Book: “Hood Feminism”
Author: Mikki Kendall
Genre: Collection of Non-Fiction Essays
I am not much for sharing publicly. I tend to be more introverted and prefer reading to speaking with a group of people. With that being said, the past few weeks have been turbulent to say the least. Recently, I came across this book and decided to pick it up. There’s something about this book that spoke to me. I’m not sure what it is exactly yet, but I saw the description and I knew that I needed to read it. I wanted to share this book from debut author Mikki Kendall as I think it is going to be a game changer.

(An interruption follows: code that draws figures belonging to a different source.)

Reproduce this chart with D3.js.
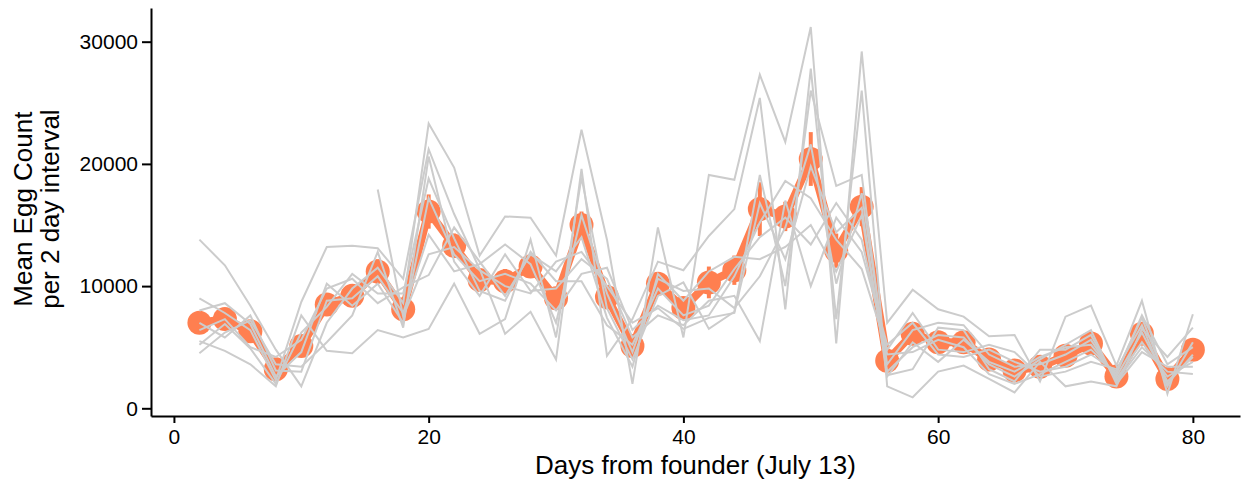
<!DOCTYPE html>
<html>
<head>
<meta charset="utf-8">
<script src="https://cdn.jsdelivr.net/npm/d3@7"></script>
<style>
  body { margin: 0; background: #fff; }
  svg { display: block; font-family: "Liberation Sans", Arial, sans-serif; }
</style>
</head>
<body>
<div id="chart"></div>
<script>
// days sampled every 2 days
const days = [2,4,6,8,10,12,14,16,18,20,22,24,26,28,30,32,34,36,38,40,
              42,44,46,48,50,52,54,56,58,60,62,64,66,68,70,72,74,76,78,80];

// mean egg count per interval (orange points)
const meanEggs = [7000,7300,6300,3200,5100,8500,9200,11200,8100,16100,
                  13300,10500,10400,11600,9000,15000,9100,5100,10200,8200,
                  10300,11300,16300,15700,20400,12900,16500,3900,6100,5400,
                  5400,4000,3100,3400,4300,5300,2600,6100,2400,4800];

// standard error (orange bars)
const seEggs = [600,700,600,400,800,900,900,1000,600,1400,
                1000,700,1000,900,900,1100,1000,600,700,700,
                1300,1200,2200,1200,2200,1400,1600,600,900,500,
                400,400,500,200,600,600,200,400,300,600];

// replicate counts, one row per day (last replicate starts at day 16)
const replicateCounts = [
  [13800, 9000, 5500, 4500, 6400, 8000, 7000, 5200, null],
  [11700, 7800, 4700, 6200, 7300, 8600, 5800, 6900, null],
  [ 8400, 6400, 3600, 7200, 5000, 6900, 7600, 4900, null],
  [ 4800, 2300, 1800, 3600, 4200, 2600, 3100, 2000, null],
  [ 1800, 8700, 7600, 3400, 5600, 4600, 3000, 6200, null],
  [ 7000,13200, 4700, 5400, 9800,10200, 8800, 8300, null],
  [ 9800,13300, 4500, 7600,10600, 8400, 9000,11000, null],
  [11500,13100, 6400,12800, 8600,10200,10800, 9400,17900],
  [ 8600,10600, 5800, 6600, 9900, 7000, 7800, 9400, 7500],
  [23300,21200, 6500,20600,10900,17200,14200,18800,12600],
  [19700,15900,10200,12000,14800,12600,11200,13900,13200],
  [12500,11400, 6100, 9200,12000,10400,11800, 9600,11300],
  [15700, 6100, 7300,12600, 9200,11000,13400, 8800,10000],
  [15600, 7900,13800, 9600,12600,10200,11800,12800, 9400],
  [12500, 4000, 5800, 9800,11200, 8000, 7000,10400,12000],
  [22800,19600,18900,12200,14000,11000,15800,10400,12800],
  [13800, 4300, 8200,10600, 7400,11500, 9400, 6800,10000],
  [ 2000, 7300, 4000, 5800, 3400, 6400, 4600, 5200, 7000],
  [14800,12000, 9200, 7600,11000, 8400,10600, 9800, 8200],
  [ 5800,11300,10300, 6800, 8800, 7200, 9600, 7600, 6500],
  [19100,14100, 6500, 8800,11200, 7600, 9800, 8400, 7400],
  [18700,16300, 7900, 9200,12400,10800, 8200,11400, 7800],
  [27300,25400,19100, 5500,12200,15200,10800,14000,16800],
  [21800, 8100,10000,17000,13200,18600,14800,15600,12200],
  [31200,27800,26000,10000,15000,17200,21600,13400,19800],
  [ 5300, 7300,18200,15600,11200,13800,10200,16800,14400],
  [29200,26000,19100,12800,15800,11400,17600,13800,16400],
  [ 7000, 1800, 2700, 5200, 3000, 4800, 3600, 4400, 2600],
  [ 9700,  900, 3200, 7000, 5000, 7800, 6400, 4600, 5400],
  [ 8100, 3000, 6600, 4400, 6000, 4800, 7000, 5600, 3800],
  [ 7500, 3500, 6400, 4200, 5800, 4600, 6800, 5000, 5600],
  [ 5900, 2400, 3200, 4800, 3600, 5200, 4400, 2800, 3800],
  [ 6000, 1300, 2200, 3800, 2600, 4600, 3400, 2000, 3000],
  [ 2200, 3800, 4800, 3000, 4000, 2600, 3600, 2800, 4200],
  [ 7500, 1800, 4800, 3400, 5200, 3000, 4400, 3800, 5000],
  [ 8400, 2200, 6000, 4400, 6400, 3800, 5600, 4800, 5200],
  [ 3500, 1800, 2200, 3000, 2000, 3200, 2400, 2800, 2600],
  [ 8800, 6500, 5000, 7400, 4600, 6800, 5400, 7600, 6200],
  [ 1200, 4200, 3000, 2000, 3400, 1800, 2600, 3600, 2200],
  [ 7700, 6600, 2800, 4400, 3400, 5400, 3800, 5000, 4200]
];

const xTicks = [0, 20, 40, 60, 80];
const yTicks = [0, 10000, 20000, 30000];

const width = 1242, height = 489;
const margin = { top: 8, right: 2, bottom: 73, left: 151 };
const innerWidth = width - margin.left - margin.right;
const innerHeight = height - margin.top - margin.bottom;

const xScale = d3.scaleLinear().domain([-1.8, 83.7]).range([0, innerWidth]);
const yScale = d3.scaleLinear().domain([-630, 32757]).range([innerHeight, 0]);

const svg = d3.select("#chart")
  .append("svg")
  .attr("width", width)
  .attr("height", height);

const g = svg.append("g")
  .attr("transform", `translate(${margin.left},${margin.top})`);

const orange = "#ff7f50";

// mean line
const meanLine = d3.line()
  .x((d, i) => xScale(days[i]))
  .y(d => yScale(d));

g.append("path")
  .datum(meanEggs)
  .attr("d", meanLine)
  .attr("fill", "none")
  .attr("stroke", orange)
  .attr("stroke-width", 8)
  .attr("stroke-linejoin", "round");

// error bars
g.selectAll(".err")
  .data(meanEggs)
  .join("line")
  .attr("class", "err")
  .attr("x1", (d, i) => xScale(days[i]))
  .attr("x2", (d, i) => xScale(days[i]))
  .attr("y1", (d, i) => yScale(d - seEggs[i]))
  .attr("y2", (d, i) => yScale(d + seEggs[i]))
  .attr("stroke", orange)
  .attr("stroke-width", 4);

// mean points
g.selectAll(".pt")
  .data(meanEggs)
  .join("circle")
  .attr("class", "pt")
  .attr("cx", (d, i) => xScale(days[i]))
  .attr("cy", d => yScale(d))
  .attr("r", 12)
  .attr("fill", orange);

// replicate lines on top
const nReps = replicateCounts[0].length;
const repLine = d3.line()
  .defined(d => d.v != null)
  .x(d => xScale(d.day))
  .y(d => yScale(d.v));

d3.range(nReps).forEach(r => {
  const series = days.map((day, i) => ({ day, v: replicateCounts[i][r] }));
  g.append("path")
    .datum(series)
    .attr("d", repLine)
    .attr("fill", "none")
    .attr("stroke", "#cccccc")
    .attr("stroke-width", 2);
});

// axes
const xAxis = g.append("g")
  .attr("transform", `translate(0,${innerHeight})`)
  .call(d3.axisBottom(xScale).tickValues(xTicks).tickSize(7).tickPadding(6).tickSizeOuter(0));

const yAxis = g.append("g")
  .call(d3.axisLeft(yScale).tickValues(yTicks).tickFormat(d3.format("d"))
    .tickSize(9).tickPadding(4).tickSizeOuter(0));

[xAxis, yAxis].forEach(ax => {
  ax.select(".domain").attr("stroke", "#000").attr("stroke-width", 2);
  ax.selectAll(".tick line").attr("stroke", "#000").attr("stroke-width", 2);
  ax.selectAll(".tick text")
    .attr("fill", "#000")
    .style("font-size", "21px")
    .style("font-family", "'Liberation Sans', Arial, sans-serif");
});

// axis titles
svg.append("text")
  .attr("x", margin.left + xScale(40) + 12)
  .attr("y", 474)
  .attr("text-anchor", "middle")
  .style("font-size", "26px")
  .text("Days from founder (July 13)");

const yTitle = svg.append("text")
  .attr("transform", `translate(32,${margin.top + yScale(16300)}) rotate(-90)`)
  .attr("text-anchor", "middle")
  .style("font-size", "26px");

yTitle.append("tspan").attr("x", 0).attr("dy", 0).text("Mean Egg Count");
yTitle.append("tspan").attr("x", 0).attr("dy", 27).text("per 2 day interval");
</script>
</body>
</html>
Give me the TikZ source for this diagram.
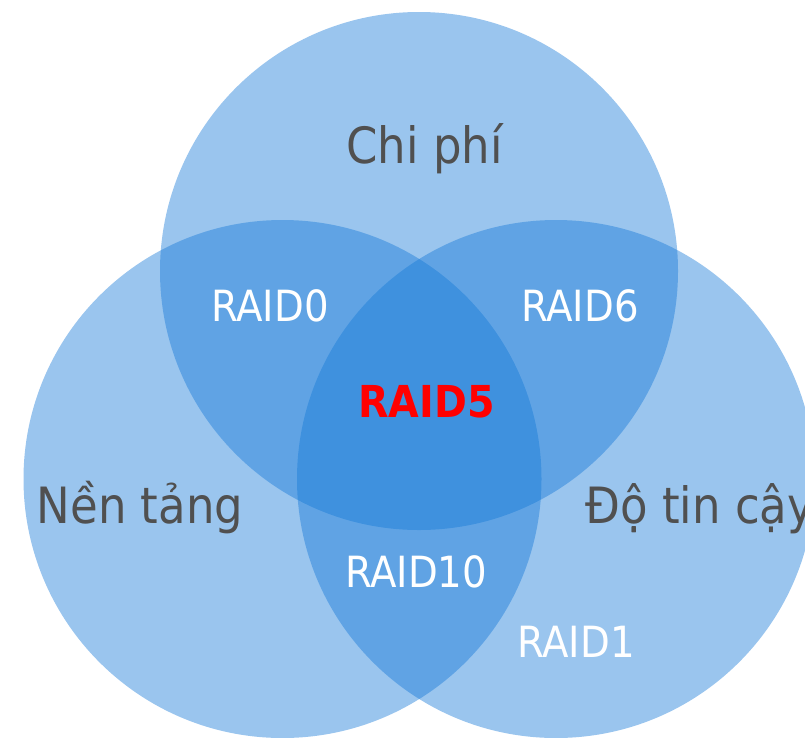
\documentclass[tikz,border=0pt]{standalone}
\usepackage{fontspec}
\setmainfont{DejaVu Sans Condensed}
\definecolor{vennblue}{RGB}{20,120,215}
\definecolor{labelgray}{RGB}{80,80,80}

\begin{document}
\begin{tikzpicture}[x=1pt,y=-1pt,
	venn/.style={circle,minimum size=518pt,inner sep=0pt,fill=vennblue,fill opacity=0.43},
	topic/.style={anchor=base,text=labelgray,font=\fontsize{50}{60}\selectfont},
	level/.style={anchor=base,text=white,font=\fontsize{43}{52}\selectfont}]
	\clip (0,0) rectangle (805,737);
	% the three sets
	\node[venn] (cost) at (419,271) {};
	\node[venn] (platform) at (282.5,479) {};
	\node[venn] (reliability) at (556,479) {};
	
	\node[topic] (costlbl) at (424.5,163) {Chi phí};
	\node[topic] (platformlbl) at (140,523) {Nền tảng};
	\node[topic,anchor=base west] (reliabilitylbl) at (582,523) {Độ tin cậy};
	
	\node[level] (raid0) at (270,321) {RAID0};
	\node[level] (raid6) at (580,321) {RAID6};
	\node[level] (raid10) at (416,587) {RAID10};
	\node[level] (raid1) at (576,657) {RAID1};
	\node[level,text=red,font=\bfseries\fontsize{44}{52}\selectfont] (raid5) at (426.5,417) {RAID5};
\end{tikzpicture}
\end{document}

A synopsis from www.goodreads.com:
“Today’s feminist movement has a glaring blind spot, and paradoxically, it is women. Mainstream feminists rarely talk about meeting basic needs as a feminist issue, argues Mikki Kendall, but food insecurity, access to quality education, safe neighborhoods, a living wage, and medical care are all feminist issues. All too often, however, the focus is not on basic survival for the many, but on increasing privilege for the few. That feminists refuse to prioritize these issues has only exacerbated the age-old problem of both internecine discord and women who rebuff at carrying the title. Moreover, prominent white feminists broadly suffer from their own myopia with regard to how things like race, class, sexual orientation, and ability intersect with gender. How can we stand in solidarity as a movement, Kendall asks, when there is the distinct likelihood that some women are oppressing others?
In her searing collection of essays, Mikki Kendall takes aim at the legitimacy of the modern feminist movement arguing that it has chronically failed to address the needs of all but a few women. Drawing on her own experiences with hunger, violence, and hypersexualization, along with incisive commentary on politics, pop culture, the stigma of mental health, and more, Hood Feminism delivers an irrefutable indictment of a movement in flux. An unforgettable debut, Kendall has written a ferocious clarion call to all would-be feminists to live out the true mandate of the movement in thought and in deed.”
I was speaking to a bookish friend the other day about the importance of writing and its impact on life. One of the statements that we agreed on was this: “The books that stick with you are the most meaningful.” Books have the power to change your perspective and provide critical insight.
Something tells me that this book will leave an imprint on my heart long after I have finished reading it.
Wishing you deliberate and significant reading.